CHICAGO-As GlobeSt.com reported Wedensday morning, Hilco is now marketing 61 assets formerly owned by bankrupt Hostess and not branded to any of the firm's products. Here is a complete list of the properties being marketed to date.
The original story appears below:
CHICAGO-This morning news broke that some $800 million of Hostess branded assets, including trucks equipment and real estate, would be sold to a variety of investors. As GlobeSt.com reported a few weeks back, Hilco Real Estate, based in Northbrook, IL, has landed the sizable assignment of disposing of the non-branded assets left behind after the bankruptcy.
Now we know that there is a list of some 61 assets spread around 22 states and not specifically attached to a Hostess brand that are to be sold off. And in future weeks, the executives tell us, that inventory is set to double.

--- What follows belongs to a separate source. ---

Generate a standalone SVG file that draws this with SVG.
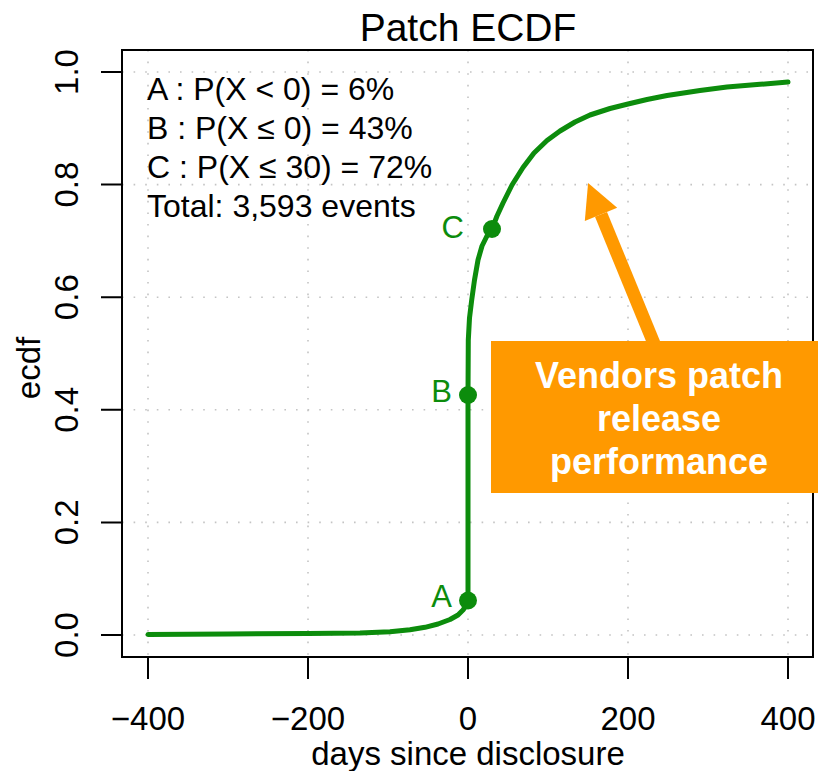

Actually, the sale involves more than just real estate. “We have a global role,” says SVP Joel Schneider Sr. In addition to “helping to liquidate all of the remaining Hostess locations that aren't being sold as part of a brand sale, our industrial folks have been hired to sell all of the machinery and equipment and all of the rolling stock.”
Schneider was hesitant to place a value on the sale in part because the total number of assets to be sold has not yet been released to Hilco. Buyers of specific Hostess brands, such as its snack-cake lines, “have identified properties they want to take along,” explains Geoff Schnipper, distribution VP. “Those sales have pretty much concluded.”
There was a list of 92 properties in that asset purchase agreement,” he explains, and the buyer was allowed to take 30. The remainder will go, probably in the next two weeks, to Hilco.
In these initial stages of marketing, the Hilco executives say, interest has been both brisk and broad-based. Users looking to establish or relocate their companies and portfolio buyers have expressed interest.
In addition, since many of the assets, which consist primarily of manufacturing, distribution and retail (or in the lingo of Hostess, “depots”) are “of the '60s and '70s” vintage, developers are also a prime target for purchase.
Schneider says a prime focus of the sale is the expedient closing of the portfolio, but he has no specific timeframe other than to say he expects most assets will be through the pipeline within the year. June 12 is the bid deadline.